Quick note to thank everyone very much for all these use cases. They're very useful for both the short and long term planning that's always spinning in my brain. Thank you!

And thank you for the excellent discussion and for always being sympathetic to our needs (even when it's not possible to meet them all)! 😁

mforns lowered the priority of this task from High to Medium.Mar 7 2019, 6:12 PM

Regarding the quick-lookups, I suggest using spark in shell mode (whether in python or in scala):

  • Extract the subset of data you're after and register it as a temporary table (spark.sql("SELECT * from wmf.mediawiki_history WHERE snapshot = '2019-03' and wiki_db = 'mywiki' and page_title = 'a title'").createOrReplaceTempView("myview")
  • Cache the view for fast access: spark.table("myview").cache()
  • Access the data as needed: spark.sql("SELECT count(1) from myview").show()

With the above solution, the first access (reading data and caching the table) takes some time (a few minutes max I'd say) then other requests to myview are subsecond.

Wikipedia-to-Wikidata linkage patterns (T209891#4798717, using the page_props table)

I have a use-case for this. I would like to use Wikidata to identify edits to articles that are biographies and metadata about the people. Perhaps with some scaffolding I will be able to write the code to add wikidata_id to mediawiki_history and / or mediawiki_page_history.

Just an FYI in this ticket that while we will be working to fix quality bugs in mw like: T230915 it is not likely we will be able to add more tables to the reconstruction.
The reconstruction has reached a level of complexity that we do not think we can increase if we want to maintain a reliable delivery schedule of data. Going towards the future our efforts will probably revolve more around how to use event data to enrich the dataset.

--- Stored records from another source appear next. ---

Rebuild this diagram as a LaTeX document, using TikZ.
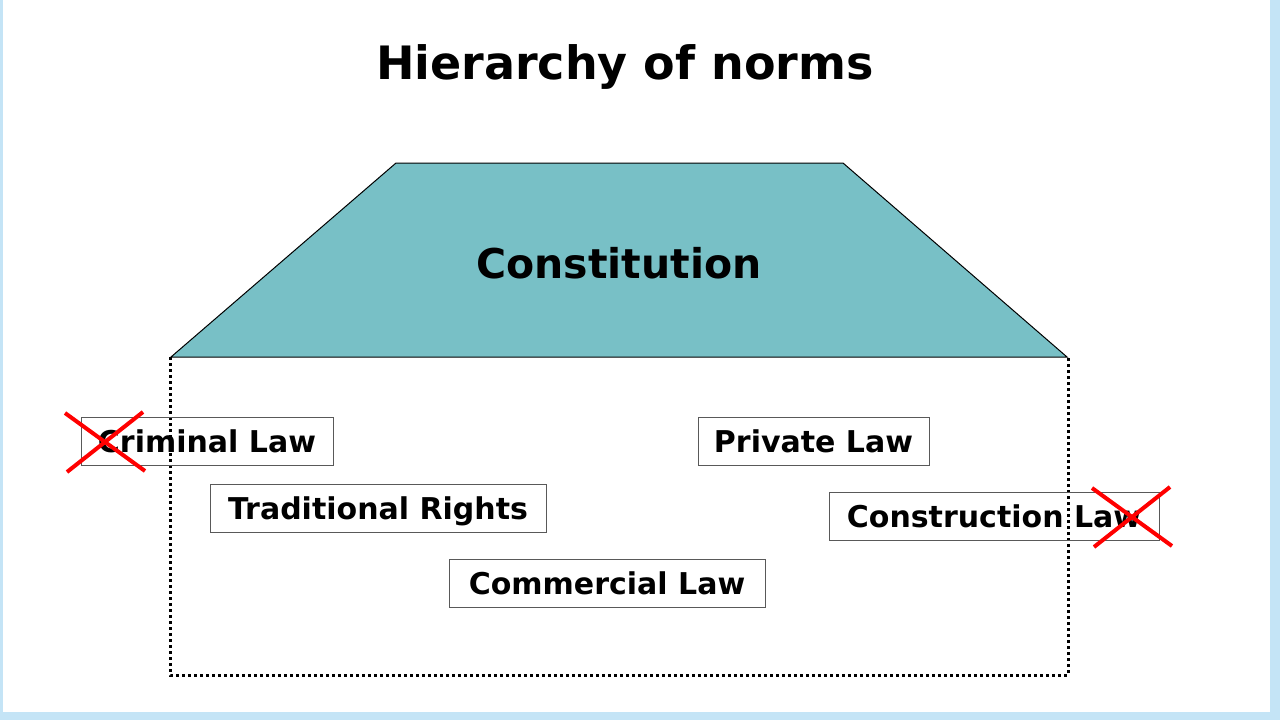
\documentclass[tikz,border=0pt]{standalone}
\usepackage{fontspec}
\setmainfont{DejaVu Sans}
\definecolor{consti}{RGB}{120,192,198}
\definecolor{fond}{RGB}{196,228,246}
\begin{document}
\begin{tikzpicture}[x=1pt, y=-1pt,
  loi/.style={draw=black!65, line width=1pt, font=\fontsize{30}{34}\selectfont\bfseries,
    minimum height=48pt, inner sep=0pt, text height=23pt, text depth=0pt},
  pointille/.style={line width=3pt, dash pattern=on 3pt off 3pt}]
  \useasboundingbox (0,0) rectangle (1280,720);

  % Fond de la diapositive
  \fill[fond] (0,0) rectangle (1280,720);
  \fill[white] (3,0) rectangle (1270,712);

  % Titre
  \node[font=\fontsize{46}{50}\selectfont\bfseries] (titre) at (625,67) {Hierarchy of norms};

  % Constitution
  \draw[fill=consti, line width=1pt] (396,163) -- (843,163) -- (1067,357) -- (171,357) -- cycle;
  \node[font=\fontsize{41}{45}\selectfont\bfseries] (constitution) at (619,263) {Constitution};

  % Cadre en pointill'es
  \draw[pointille] (170,357) -- (170,675) -- (1068,675) -- (1068,357);

  % Lois
  \node[loi, minimum width=252pt] (penal) at (207,441) {Criminal Law};
  \node[loi, minimum width=336pt] (coutume) at (378,508) {Traditional Rights};
  \node[loi, minimum width=316pt] (commerce) at (607,583) {Commercial Law};
  \node[loi, minimum width=231pt] (prive) at (813.5,441) {Private Law};
  \node[loi, minimum width=330pt] (construction) at (994,516) {Construction Law};

  % Croix
  \foreach \x/\y in {105/442, 1132/517} {
    \draw[red, line width=4pt] (\x-40,\y-29) -- (\x+40,\y+29);
    \draw[red, line width=4pt] (\x-38,\y+30) -- (\x+38,\y-30);
  }
\end{tikzpicture}
\end{document}
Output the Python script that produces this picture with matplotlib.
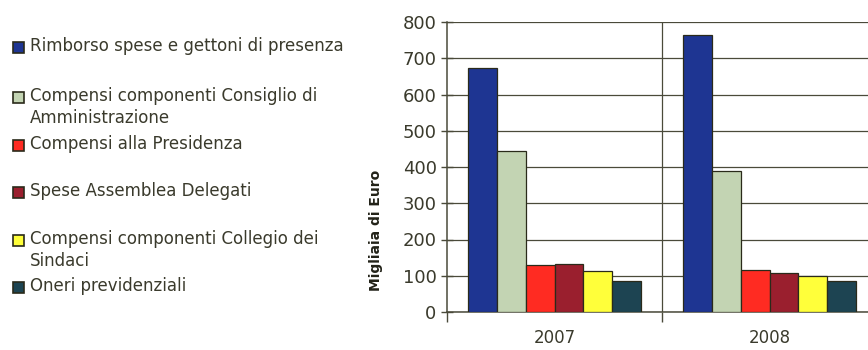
import numpy as np
import matplotlib.pyplot as plt
from matplotlib.patches import Rectangle

# data (migliaia di euro)
years = ["2007", "2008"]
series = [
    "Rimborso spese e gettoni di presenza",
    "Compensi componenti Consiglio di\nAmministrazione",
    "Compensi alla Presidenza",
    "Spese Assemblea Delegati",
    "Compensi componenti Collegio dei\nSindaci",
    "Oneri previdenziali",
]
values_2007 = [673, 444, 130, 132, 113, 86]
values_2008 = [764, 389, 116, 107, 99, 86]
colors = ["#1e3592", "#c3d4b3", "#ff2b22", "#9a1f2e", "#ffff3a", "#1d4452"]

text_col = "#3a3a2c"
line_col = "#4a4a3a"

fig = plt.figure(figsize=(8.68, 3.5), dpi=100)
fig.patch.set_facecolor("white")

# axes runs past the right edge, like the cropped original
ax = fig.add_axes([447 / 868, 38 / 350, 430 / 868, 290 / 350])

x = np.arange(len(years))
w = 0.134
data = np.array([values_2007, values_2008])
for i, name in enumerate(series):
    ax.bar(x + (i - 2.5) * w, data[:, i], width=w, color=colors[i],
           edgecolor="#2a2a1a", linewidth=0.9, zorder=3)

ax.set_xlim(-0.5, 1.5)
ax.set_ylim(0, 800)
ax.set_yticks(np.arange(0, 801, 100))
ax.yaxis.grid(True, color=line_col, linewidth=0.9, zorder=0)
ax.axvline(0.5, color=line_col, linewidth=0.9, zorder=1)

ax.set_xticks(x)
ax.set_xticklabels(years, fontsize=12, color=text_col)
ax.set_xticks([-0.5, 0.5, 1.5], minor=True)
ax.tick_params(axis="x", which="major", length=0, pad=12)
ax.tick_params(axis="x", which="minor", length=7, direction="out", color=line_col, width=1)
ax.tick_params(axis="y", direction="inout", length=9, color=line_col, width=1,
               labelsize=13, labelcolor=text_col, pad=3)

for s in ["top", "right"]:
    ax.spines[s].set_visible(False)
for s in ["left", "bottom"]:
    ax.spines[s].set_color(line_col)
    ax.spines[s].set_linewidth(1.1)

ax.set_ylabel("Migliaia di Euro", fontsize=10, fontweight="bold", color="#222218")
ax.yaxis.set_label_coords(-0.148, 0.28)

# legend on the left
leg_y = [47, 97, 145, 192, 240, 287]
for name, col, yp in zip(series, colors, leg_y):
    fig.patches.append(Rectangle((13 / 868, 1 - (yp + 6) / 350), 11 / 868, 11 / 350,
                                 transform=fig.transFigure, facecolor=col,
                                 edgecolor="#2a2a1a", linewidth=1.2))
    fig.text(30 / 868, 1 - (yp - 10) / 350, name, fontsize=12, color=text_col,
             va="top", ha="left", linespacing=1.3)

fig.savefig("out.png", dpi=100)
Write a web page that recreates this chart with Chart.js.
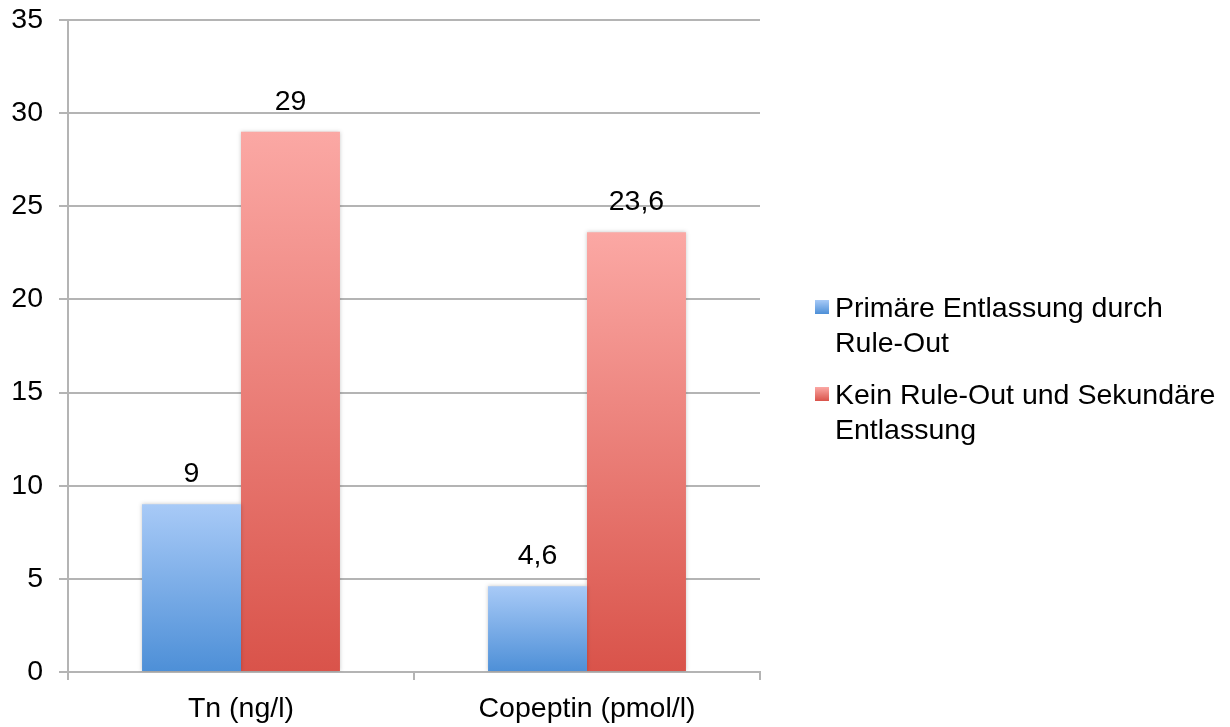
<!DOCTYPE html>
<html>
<head>
<meta charset="utf-8">
<script src="https://cdn.jsdelivr.net/npm/chart.js@4"></script>
<style>
  html, body { margin: 0; padding: 0; background: #fff; }
  #wrap { position: relative; width: 1230px; height: 727px; }
  #legend {
    position: absolute; left: 815px; top: 290px;
    font: 28.5px "Liberation Sans", Arial, sans-serif; color: #000;
  }
  .item { position: relative; padding-left: 20px; line-height: 35px; margin-bottom: 17px; white-space: nowrap; }
  .sw { position: absolute; left: 0; top: 10px; width: 14px; height: 14px; }
</style>
</head>
<body>
<div id="wrap">
  <canvas id="c" width="1230" height="727"></canvas>
  <div id="legend"></div>
</div>
<script>
// Categories and series values
const categories = ['Tn (ng/l)', 'Copeptin (pmol/l)'];
const seriesNames = ['Primäre Entlassung durch Rule-Out', 'Kein Rule-Out und Sekundäre Entlassung'];
const legendLines = [['Primäre Entlassung durch', 'Rule-Out'], ['Kein Rule-Out und Sekundäre', 'Entlassung']];
const primaryValues = [9, 4.6];
const secondaryValues = [29, 23.6];
const yTickMax = 35;
const yTickStep = 5;

// Gradient colour stops per series: top, bottom
const seriesGradients = [
  ['#a8caf7', '#4d8fd7'],
  ['#fba8a4', '#d9534a']
];

const FONT = '"Liberation Sans", Arial, Helvetica, sans-serif';
Chart.defaults.font.family = FONT;
Chart.defaults.font.size = 28.5;
Chart.defaults.color = '#000';

function barFill(seriesIndex) {
  const stops = seriesGradients[seriesIndex];
  return (ctx) => {
    const chart = ctx.chart;
    if (!chart.chartArea || ctx.type !== 'data') return stops[1];
    const y = chart.scales.y;
    const top = y.getPixelForValue(ctx.raw);
    const base = y.getPixelForValue(0);
    const g = chart.ctx.createLinearGradient(0, top, 0, base);
    g.addColorStop(0, stops[0]);
    g.addColorStop(1, stops[1]);
    return g;
  };
}

// Soft shadow behind the bars
const barShadow = {
  id: 'barShadow',
  beforeDatasetsDraw(chart) {
    const c = chart.ctx;
    c.save();
    c.shadowColor = 'rgba(0,0,0,0.22)';
    c.shadowBlur = 4;
    c.shadowOffsetX = 0;
    c.shadowOffsetY = 0;
  },
  afterDatasetsDraw(chart) {
    chart.ctx.restore();
  }
};

// Value labels above each bar, decimal comma
const valueLabels = {
  id: 'valueLabels',
  afterDatasetsDraw(chart) {
    const c = chart.ctx;
    c.save();
    c.font = '28.5px ' + FONT;
    c.fillStyle = '#000';
    c.textAlign = 'center';
    c.textBaseline = 'middle';
    chart.data.datasets.forEach((ds, di) => {
      const meta = chart.getDatasetMeta(di);
      meta.data.forEach((el, i) => {
        const text = String(ds.data[i]).replace('.', ',');
        c.fillText(text, el.x, el.y - 30);
      });
    });
    c.restore();
  }
};

const gridColor = '#b4b4b4';

new Chart(document.getElementById('c'), {
  type: 'bar',
  data: {
    labels: categories,
    datasets: [
      { label: seriesNames[0], data: primaryValues, backgroundColor: barFill(0),
        categoryPercentage: 0.572, barPercentage: 1, borderWidth: 0 },
      { label: seriesNames[1], data: secondaryValues, backgroundColor: barFill(1),
        categoryPercentage: 0.572, barPercentage: 1, borderWidth: 0 }
    ]
  },
  options: {
    responsive: false,
    animation: false,
    events: [],
    layout: { padding: { top: 20, right: 470, left: 0, bottom: 0 } },
    plugins: { legend: { display: false }, tooltip: { enabled: false } },
    scales: {
      x: {
        grid: { offset: true, drawOnChartArea: false, drawTicks: true, tickLength: 8, color: gridColor, lineWidth: 2 },
        border: { color: gridColor, width: 2 },
        ticks: { padding: 12, color: '#000' },
        afterFit(s) { s.height = 55; s.paddingLeft = 0; s.paddingRight = 0; }
      },
      y: {
        min: 0, max: yTickMax,
        ticks: { stepSize: yTickStep, padding: 16, color: '#000' },
        grid: { color: gridColor, lineWidth: 2, tickLength: 9 },
        border: { color: gridColor, width: 2 },
        afterFit(s) { s.width = 68; s.paddingTop = 0; s.paddingBottom = 0; }
      }
    }
  },
  plugins: [barShadow, valueLabels]
});

// Legend, one entry per series
const legend = document.getElementById('legend');
legendLines.forEach((lines, i) => {
  const item = document.createElement('div');
  item.className = 'item';
  const sw = document.createElement('span');
  sw.className = 'sw';
  sw.style.background = 'linear-gradient(' + seriesGradients[i][0] + ',' + seriesGradients[i][1] + ')';
  item.appendChild(sw);
  lines.forEach((line, k) => {
    if (k) item.appendChild(document.createElement('br'));
    item.appendChild(document.createTextNode(line));
  });
  legend.appendChild(item);
});
</script>
</body>
</html>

Now, table scooping will continue happening, that means that we will have more mediawiki tables in hadoop which eases querying considerably. See for example a new change on this regard: https://gerrit.wikimedia.org/r/#/c/analytics/refinery/+/553405/

The main point of this task was to explain the data access needs of the Product Analytics team in the context of T172410. That migration is long complete, and things have been working well for us. Actually providing feature parity between the wiki replicas and the Analytics Data Lake as this task literally states is not a feasible goal.